According to the analysis, PC1 explains more than half and PC1 and PC2 explain more than 80%.

df1[‘PCA1’]=pca1[‘PC1’]

df1[‘PCA2’]=pca1[‘PC2’]

I categorized countries into 4 categories by the lower percentile 25% and the upper percentile 75%.

def category(ex):

if ex >= 0.717700:

return 1

elif 0.691250 <= ex < 0.717700:

return 2

elif 0.651675 <= ex < 0.691250:

return 3

else:

return 4

df1.loc[:,’category’]=df1.loc[:,’Overall Score’].apply(category)

fig = plt.figure(figsize=(10,8))

sns.scatterplot(data=df1, x=’PCA1', y=’PCA2', hue=’category’);

df1.groupby(‘category’).mean().T

PC1 splits most of the categories around 0. It seems to be influenced by the column called Political Empowerment Score.

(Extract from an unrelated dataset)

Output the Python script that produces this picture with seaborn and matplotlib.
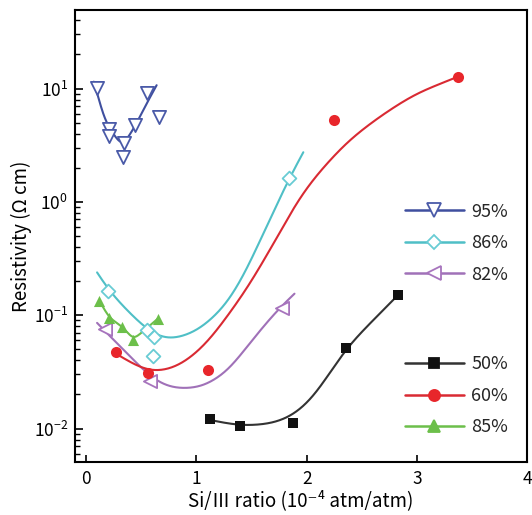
import numpy as np
import pandas as pd
import matplotlib
matplotlib.use("Agg")
import matplotlib.pyplot as plt
from matplotlib.lines import Line2D
from matplotlib.ticker import LogLocator, NullFormatter
import seaborn as sns

# ---- measured resistivity (Ω cm) versus Si/III ratio (1e-4 atm/atm) ----
x95 = [0.10, 0.21, 0.21, 0.34, 0.335, 0.44, 0.55, 0.66]
r95 = [10.1, 4.4, 3.8, 3.3, 2.5, 4.8, 9.2, 5.6]

x86 = [0.20, 0.55, 0.62, 0.61, 1.84]
r86 = [0.164, 0.074, 0.064, 0.044, 1.63]

x82 = [0.17, 0.58, 1.775]
r82 = [0.076, 0.026, 0.116]

x50 = [1.12, 1.40, 1.875, 2.355, 2.83]
r50 = [0.0122, 0.0105, 0.0112, 0.0514, 0.151]

x60 = [0.27, 0.56, 1.11, 2.25, 3.37]
r60 = [0.0474, 0.031, 0.0329, 5.3, 12.7]

x85 = [0.12, 0.21, 0.33, 0.43, 0.65]
r85 = [0.134, 0.095, 0.079, 0.061, 0.093]

# ---- guide-to-the-eye trend curves ----
t95_x = [0.07, 0.17, 0.28, 0.335, 0.44, 0.55, 0.64]
t95_r = [11.5, 5.25, 3.55, 3.16, 4.57, 7.4, 10.7]

t86_x = [0.10, 0.20, 0.37, 0.55, 0.70, 0.85, 1.03, 1.28, 1.46, 1.58, 1.84, 1.97]
t86_r = [0.236, 0.164, 0.111, 0.0741, 0.0605, 0.0631, 0.0741, 0.124, 0.251, 0.462, 1.62, 2.75]

t82_x = [0.10, 0.22, 0.37, 0.58, 0.73, 0.88, 1.06, 1.28, 1.58, 1.76, 1.89]
t82_r = [0.0855, 0.0646, 0.0465, 0.0285, 0.0233, 0.0224, 0.0233, 0.0315, 0.0741, 0.118, 0.155]

t50_x = [1.12, 1.40, 1.68, 1.866, 2.05, 2.17, 2.355, 2.83]
t50_r = [0.0119, 0.01054, 0.01096, 0.01265, 0.01786, 0.02685, 0.0514, 0.151]

t60_x = [0.245, 0.56, 0.67, 0.85, 1.11, 1.30, 1.46, 1.56, 1.77, 1.90, 2.07, 2.37, 2.67, 2.98, 3.37]
t60_r = [0.0474, 0.031, 0.0316, 0.035, 0.0569, 0.105, 0.167, 0.251, 0.555, 1.0, 1.65, 3.45, 5.74, 8.97, 12.7]

t85_x = x85
t85_r = r85

labels = ["95%", "86%", "82%", "50%", "60%", "85%"]


def trend(xs, rs, sigma, n=400):
    """Polyline through the anchors in log-resistivity, rounded by a Gaussian kernel."""
    xs = np.asarray(xs, float)
    ly = np.log10(rs)
    dx = (xs[-1] - xs[0]) / n
    pad = int(np.ceil(3 * sigma / dx))
    xx = np.linspace(xs[0] - pad * dx, xs[-1] + pad * dx, n + 1 + 2 * pad)
    yy = np.interp(xx, xs, ly)
    lo, hi = xx < xs[0], xx > xs[-1]
    yy[lo] = ly[0] + (xx[lo] - xs[0]) * (ly[1] - ly[0]) / (xs[1] - xs[0])
    yy[hi] = ly[-1] + (xx[hi] - xs[-1]) * (ly[-1] - ly[-2]) / (xs[-1] - xs[-2])
    k = np.arange(-pad, pad + 1) * dx
    w = np.exp(-0.5 * (k / sigma) ** 2)
    w /= w.sum()
    ys = np.convolve(yy, w, mode="valid")
    return xx[pad:len(xx) - pad], 10 ** ys


sns.set_theme(style="ticks")
plt.rcParams["font.family"] = ["Noto Sans CJK SC", "DejaVu Sans"]
plt.rcParams["mathtext.fontset"] = "custom"
plt.rcParams["mathtext.rm"] = "Noto Sans CJK SC"
plt.rcParams["mathtext.it"] = "Noto Sans CJK SC"
plt.rcParams["mathtext.bf"] = "Noto Sans CJK SC:bold"

fig = plt.figure(figsize=(5.32, 5.15), dpi=100)
ax = fig.add_axes([0.141, 0.103, 0.85, 0.878])

series = [
    # label, points x, points r, trend x, trend r, smoothing, colour, line colour, marker, size, filled
    ("95%", x95, r95, t95_x, t95_r, 0.03, "#4a5aa8", "#3f4f9f", "v", 9.5, False),
    ("86%", x86, r86, t86_x, t86_r, 0.10, "#69ccd4", "#4fbfc6", "D", 7.0, False),
    ("82%", x82, r82, t82_x, t82_r, 0.09, "#a774bd", "#a071b8", "<", 9.5, False),
    ("50%", x50, r50, t50_x, t50_r, 0.11, "#111111", "#333333", "s", 6.5, True),
    ("60%", x60, r60, t60_x, t60_r, 0.12, "#e8262b", "#d92a33", "o", 8.0, True),
    ("85%", x85, r85, t85_x, t85_r, 0.03, "#6cbf4a", "#6cbf4a", "^", 8.0, True),
]

draw_order = ["86%", "82%", "60%", "50%", "95%", "85%"]
lookup = {s[0]: s for s in series}
for z, key in enumerate(draw_order):
    lab, px, pr, tx, tr, sig, col, lcol, mk, ms, filled = lookup[key]
    cx, cy = trend(tx, tr, sig)
    sns.lineplot(x=cx, y=cy, sort=False, estimator=None, color=lcol,
                 lw=1.5, ax=ax, zorder=2 + z * 0.01)
for z, key in enumerate(draw_order):
    lab, px, pr, tx, tr, sig, col, lcol, mk, ms, filled = lookup[key]
    sns.scatterplot(x=px, y=pr, marker=mk, s=ms ** 2,
                    facecolor=col if filled else "white",
                    edgecolor=col, linewidth=0 if filled else 1.3,
                    ax=ax, zorder=3 + z * 0.01, legend=False)

ax.set_yscale("log")
ax.set_xlim(-0.1, 4.0)
ax.set_ylim(10 ** -2.295, 10 ** 1.695)
ax.set_xticks([0, 1, 2, 3, 4])
ax.yaxis.set_major_locator(LogLocator(base=10, numticks=10))
ax.yaxis.set_minor_locator(LogLocator(base=10, subs=np.arange(2, 10), numticks=20))
ax.yaxis.set_minor_formatter(NullFormatter())

ax.tick_params(axis="both", which="both", direction="in", labelsize=12.5,
               color="black", labelcolor="black")
ax.tick_params(axis="y", which="major", length=6, width=1.2, pad=5)
ax.tick_params(axis="y", which="minor", length=3.5, width=1.0)
ax.tick_params(axis="x", which="major", length=5, width=1.2, pad=6)
for sp in ax.spines.values():
    sp.set_visible(True)
    sp.set_linewidth(1.5)
    sp.set_color("black")

ax.set_xlabel("Si/\u2162 ratio (10\u207b\u2074 atm/atm)", fontsize=13.5, color="black", labelpad=1)
ax.set_ylabel("Resistivity (\u03a9 cm)", fontsize=13.5, color="black", labelpad=1)


def handles(keys):
    hs = []
    for key in keys:
        lab, px, pr, tx, tr, sig, col, lcol, mk, ms, filled = lookup[key]
        hs.append(Line2D([], [], color=lcol, lw=1.8, marker=mk, markersize=ms,
                         markerfacecolor=col if filled else "white",
                         markeredgecolor=col, markeredgewidth=1.3, label=lab))
    return hs


leg_kw = dict(loc="center left", frameon=False, fontsize=13, handlelength=3.3,
              handletextpad=0.4, labelspacing=0.75, borderpad=0, borderaxespad=0)
leg1 = ax.legend(handles=handles(["95%", "86%", "82%"]),
                 bbox_to_anchor=(0.729, 0.484), **leg_kw)
ax.add_artist(leg1)
ax.legend(handles=handles(["50%", "60%", "85%"]),
          bbox_to_anchor=(0.729, 0.146), **leg_kw)

fig.savefig("out.png", dpi=100)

After that, I searched into the score and rank of Brazil.

df1[df1[‘Country’]==’Brazil’]

Here, Brazil is the 62nd and it is located in category 2 whose ‘Political Empowerment Score’ is 0.144 and ‘Economic Participation and Opportunity Score’ is 0.6561.

In 2022, Brazil became the 78th and scored 0.664. It is in category 4 and it had lost 0.8 points between 2015 and 2020 and had stagnated, followed by its latin american hermano Argentina (-0.6 points).

The mentioned study suggests that Brazil is not improving over the years when the subject is “gender gap difference”. I can also affirm that “Political Empowerment Score” is a very important data.

I could notice that the average “Political Empowerment Score” of the other countries is also very low:

Category1 : 0.331535
Category2 : 0.177353
Category3 : 0.124218
Category4 : 0.076426

I found out that there are only three european countries which scored more than 0.5 in the “Political Empowerment Score” using the following code.

df1[df1[‘Political Empowerment Score’]>0.5]

Ultimately, Brazil is far from the leaders of the Gender Gap Difference Index. I might suggest that the country improve its “Political Empowerment Score” in order to get closer to countries such as Iceland, Finland and Norway.